When you have Rick Blaine around, why would you want to watch the story of the cafe's cashier?!

Casablanca could have had an interesting story to tell if it had done one or two Rick-centered stories (especially over the season), but since it didn't we were stuck with a lot of downers.

Second thing that doomed Casablanca was in execution. It never decided whether it was a prequel or a continuation of the film.  Imagine if you saw Casablanca the television show without having seen Casablanca the movie.  In the premiere episode, you'd have no real idea who Rick, Renault, Sam, or even Strasser were.  Casablanca expects you to know them.  Now imagine if you HAD seen the movie prior to seeing the series.  IMMMEDIATELY you'd wonder why there were so many changes.   What's Major Strasser doing here?!  Why is the formerly Russian bartender Sasha now American?

Casablanca in many ways, was lazy.  It expected you to both know who everyone was and not know who everyone was at the same time, to both introduce and be aware simultaneously.  Bad, bad decision.

Finally, Casablanca failed because of its cast.  Bless David Soul...I have nothing against him (not even Starsky & Hutch, which I know only through the film version of the television show, which I thought was funny at the time).  Soul was no Bogart, and therein lies the trouble.  Soul was either directed to or encouraged to continually try for a Humphrey Bogart impersonation, which was just deadly.  It came across almost as parody.  It didn't help matters that to make sure everyone figured this was THE Rick Blaine, every week Soul was forced to wear a white tuxedo jacket through most of Casablanca. 

I seriously began to wonder a.) how he kept the white jacket clean, and b.) if he had nothing but white jackets in his closet.  It could work in the film because Casablanca takes place over three days and we don't have to think too much on costumes.  When you have a weekly series though, the repetitiveness of the white jacket soon becomes idiotic and laughable.  It might make sense for SAM to wear the same outfit: he's the piano player and it could be considered his 'uniform'.  However, why does RICK have to wear the same thing over and over again?  It might even inspire a perverse drinking game...a shot every time you see Rick in a white jacket.

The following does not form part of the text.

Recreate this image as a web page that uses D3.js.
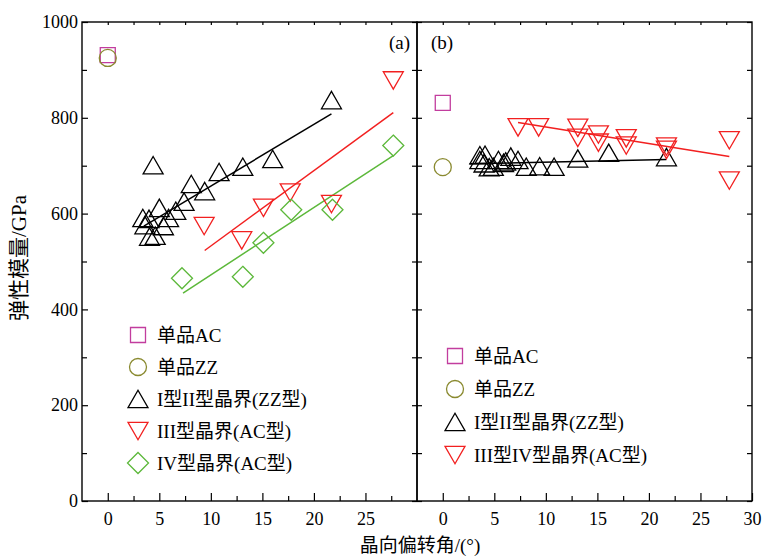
<!DOCTYPE html>
<html>
<head>
    <meta charset="utf-8">
    <title>弹性模量</title>
    <script src="https://d3js.org/d3.v7.min.js"></script>
    <style>
        body { margin: 0; background: #fff; }
        text { font-family: "Liberation Serif", "Noto Sans CJK SC", serif; }
    </style>
</head>
<body>
    <script>
        // values: [晶向偏转角, 弹性模量]
        const aSingleAC = [[0, 931]];
        const aSingleZZ = [[0, 925]];
        const aTypeI_II = [[3.4, 591], [3.6, 576], [4.0, 589], [4.05, 552], [4.4, 701], [4.6, 554],
            [5.0, 612], [5.4, 574], [5.9, 591], [6.6, 606], [7.4, 625], [8.1, 662], [9.4, 647],
            [10.8, 687], [13.1, 698], [16.0, 714], [21.7, 837]];
        const aTypeIII = [[9.35, 574], [13.0, 544], [15.1, 612], [17.7, 644], [21.7, 620], [27.7, 878]];
        const aTypeIV = [[7.2, 465], [13.1, 468], [15.1, 539], [17.8, 608], [21.8, 608], [27.7, 742]];
        const aFitI_II = [[3.5, 574], [21.7, 808]];
        const aFitIII = [[9.4, 523], [27.7, 811]];
        const aFitIV = [[7.3, 434], [27.7, 721]];

        const bSingleAC = [[0, 831]];
        const bSingleZZ = [[0, 697]];
        const bTypeI_II = [[3.6, 722], [3.6, 712], [4.0, 705], [4.1, 723], [4.5, 697], [4.9, 698],
            [5.4, 712], [5.9, 706], [6.1, 709], [6.6, 719], [7.3, 712], [8.1, 698], [9.4, 699],
            [10.8, 698], [13.1, 715], [16.1, 727], [21.7, 718]];
        const bTypeIII_IV = [[7.3, 780], [9.3, 780], [13.1, 779], [13.1, 758], [15.1, 765], [15.1, 748],
            [17.8, 757], [17.8, 742], [21.7, 740], [21.7, 733], [27.8, 753], [27.8, 669]];
        const bFitI_II = [[2.6, 704], [21.7, 713]];
        const bFitIII_IV = [[7.3, 790], [27.8, 719]];

        const xMajor = [0, 5, 10, 15, 20, 25, 30];
        const xMinor = [2.5, 7.5, 12.5, 17.5, 22.5, 27.5];
        const yMajor = [0, 200, 400, 600, 800, 1000];
        const yMinor = [100, 300, 500, 700, 900];

        const legendA = [
            {shape: "square", color: "#c23d9e", label: "单品AC"},
            {shape: "circle", color: "#8a8a30", label: "单品ZZ"},
            {shape: "up", color: "#000", label: "I型II型晶界(ZZ型)"},
            {shape: "down", color: "#f22020", label: "III型晶界(AC型)"},
            {shape: "diamond", color: "#5cb83a", label: "IV型晶界(AC型)"}
        ];
        const legendB = [
            {shape: "square", color: "#c23d9e", label: "单品AC"},
            {shape: "circle", color: "#8a8a30", label: "单品ZZ"},
            {shape: "up", color: "#000", label: "I型II型晶界(ZZ型)"},
            {shape: "down", color: "#f22020", label: "III型IV型晶界(AC型)"}
        ];

        const width = 766, height = 558;
        const plotTop = 22, plotBottom = 501;

        const svg = d3.select("body").append("svg")
            .attr("width", width)
            .attr("height", height);

        const y = d3.scaleLinear().domain([0, 1000]).range([plotBottom, plotTop]);
        const xA = d3.scaleLinear().domain([-2.5, 30]).range([82, 417]);
        const xB = d3.scaleLinear().domain([-2.5, 30]).range([417, 752]);

        // marker outlines, centred on the bounding box
        function marker(shape) {
            if (shape === "square") return "M-7.5,-7.5H7.5V7.5H-7.5Z";
            if (shape === "up") return "M0,-8.7L10,8.7L-10,8.7Z";
            if (shape === "down") return "M0,8.7L10,-8.7L-10,-8.7Z";
            if (shape === "diamond") return "M0,-10.5L10.5,0L0,10.5L-10.5,0Z";
            return d3.arc()({innerRadius: 0, outerRadius: 8.5, startAngle: 0, endAngle: 2 * Math.PI});
        }

        function drawPoints(x, data, shape, color) {
            svg.append("g").selectAll("path")
                .data(data)
                .enter().append("path")
                .attr("d", marker(shape))
                .attr("transform", d => "translate(" + x(d[0]) + "," + y(d[1]) + ")")
                .attr("fill", "none")
                .attr("stroke", color)
                .attr("stroke-width", 1.3);
        }

        function drawFit(x, data, color) {
            svg.append("path")
                .datum(data)
                .attr("d", d3.line().x(d => x(d[0])).y(d => y(d[1])))
                .attr("fill", "none")
                .attr("stroke", color)
                .attr("stroke-width", 1.5);
        }

        function drawAxes(x, labelsX, labelsY) {
            const r = x.range();
            // bottom
            const gb = svg.append("g").attr("transform", "translate(0," + plotBottom + ")");
            gb.call(d3.axisBottom(x).tickValues(labelsX).tickSize(-8).tickPadding(11).tickFormat(d3.format("d")));
            gb.append("g").call(d3.axisBottom(x).tickValues(xMinor).tickSize(-5).tickFormat(""));
            // top
            svg.append("g").attr("transform", "translate(0," + plotTop + ")")
                .call(d3.axisTop(x).tickValues(xMajor.concat(xMinor).filter(v => v < 30)).tickSize(-3).tickFormat(""));
            // left
            const gl = svg.append("g").attr("transform", "translate(" + r[0] + ",0)");
            if (labelsY) {
                gl.call(d3.axisLeft(y).tickValues(yMajor).tickSize(-6).tickPadding(4).tickFormat(d3.format("d")));
            } else {
                gl.call(d3.axisLeft(y).tickValues(yMajor).tickSize(-5).tickFormat(""));
            }
            gl.append("g").call(d3.axisLeft(y).tickValues(yMinor).tickSize(-5).tickFormat(""));
            // right
            svg.append("g").attr("transform", "translate(" + r[1] + ",0)")
                .call(d3.axisRight(y).tickValues(yMajor.concat(yMinor)).tickSize(-5).tickFormat(""));

            svg.selectAll(".domain").remove();
            svg.selectAll(".tick line").attr("stroke", "#000").attr("stroke-width", 1.2);
            svg.selectAll(".tick text").attr("font-size", 18).attr("fill", "#000")
                .style("font-family", "'Liberation Serif', serif");

            svg.append("rect")
                .attr("x", r[0]).attr("y", plotTop)
                .attr("width", r[1] - r[0]).attr("height", plotBottom - plotTop)
                .attr("fill", "none").attr("stroke", "#000").attr("stroke-width", 1.4);
        }

        function drawLegend(items, x0, y0, step) {
            const g = svg.append("g").attr("transform", "translate(" + x0 + "," + y0 + ")");
            items.forEach(function(d, i) {
                g.append("path")
                    .attr("d", marker(d.shape))
                    .attr("transform", "translate(0," + (i * step) + ")")
                    .attr("fill", "none")
                    .attr("stroke", d.color)
                    .attr("stroke-width", 1.3);
                g.append("text")
                    .attr("x", 19)
                    .attr("y", i * step)
                    .attr("dy", "0.35em")
                    .attr("font-size", 19)
                    .text(d.label);
            });
        }

        drawAxes(xA, xMajor.filter(v => v < 30), true);
        drawAxes(xB, xMajor, false);

        // panel (a)
        drawFit(xA, aFitI_II, "#000");
        drawFit(xA, aFitIII, "#f22020");
        drawFit(xA, aFitIV, "#5cb83a");
        drawPoints(xA, aSingleAC, "square", "#c23d9e");
        drawPoints(xA, aSingleZZ, "circle", "#8a8a30");
        drawPoints(xA, aTypeI_II, "up", "#000");
        drawPoints(xA, aTypeIII, "down", "#f22020");
        drawPoints(xA, aTypeIV, "diamond", "#5cb83a");

        // panel (b)
        drawFit(xB, bFitI_II, "#000");
        drawFit(xB, bFitIII_IV, "#f22020");
        drawPoints(xB, bSingleAC, "square", "#c23d9e");
        drawPoints(xB, bSingleZZ, "circle", "#8a8a30");
        drawPoints(xB, bTypeI_II, "up", "#000");
        drawPoints(xB, bTypeIII_IV, "down", "#f22020");

        drawLegend(legendA, 138, 335, 32);
        drawLegend(legendB, 455, 356, 33);

        svg.append("text").attr("x", 410).attr("y", 49).attr("text-anchor", "end")
            .attr("font-size", 19).text("(a)");
        svg.append("text").attr("x", 431).attr("y", 49)
            .attr("font-size", 19).text("(b)");

        // axis titles
        svg.append("text")
            .attr("x", 420).attr("y", 552)
            .attr("text-anchor", "middle")
            .attr("font-size", 19)
            .text("晶向偏转角/(°)");
        svg.append("text")
            .attr("transform", "translate(26,258) rotate(-90)")
            .attr("text-anchor", "middle")
            .attr("font-size", 21)
            .text("弹性模量/GPa");
    </script>
</body>
</html>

More bad decisions in casting.  Elizondo I figure would have made a great Strasser, with his mustache and soft manner.  However, his Renault wasn't the charming yet sleazy friend to Ricky, but a footstool for Strasser.  Given how Paul Horgan's Nazi major came across as cartoonish, almost comically bumbling in his efforts to get to/at Blaine, you'd think he'd be replaced by someone smarter and more capable...say, Colonel Klink.  It doesn't help matters that Major Strasser has his own Sergeant Schultz in Kai Wulff's Lieutenant Heinz. 

Actually, I think Casablanca comes off as a bigger spoof of World War II than Hogan's Heroes, which is sad given Hogan's Heroes was MEANT to be funny and Casablanca wasn't.

On the whole, Casablanca: The Series was a misfire because it was so poorly conceived and executed.  It wasn't a prequel because it included characters that technically didn't appear until the movie begins.  It wasn't adding to the backstories because they were so dull and actually served to undercut the premise of the source material.  In Casablanca, we see the evolution of Rick Blaine from someone who truly has isolated himself from everyone and his own lost ideals to one who rallies to join the fight once again.  In the series, this Rick sticks his neck out every week, which is so against the somewhat misanthropic Rick of the film.   It grows tiresome to keep seeing Rick, who allegedly hates everyone and stays out of things, constantly getting into things.

Maybe if they'd integrated Peter Lorre's Ugarte and shown the back-dealings at Rick's Café Americain rather than deal with Rick's perpetual (and antithetical) 'hero complex', Casablanca: The Series might have worked.  In the final analysis, Casablanca: The Series tried to have it both ways.  It wanted to depend on the legend and be independent of it simultaneously. 

Fortunately, Casablanca: The Series is long dead and gone, a curious side note in the annals of television and film tie-ins.  If anyone thinks of trying this for a THIRD time (Casablanca having already bombed as a television show in the 1950s), maybe they'd out to rethink it just once before deciding they can improve on perfection.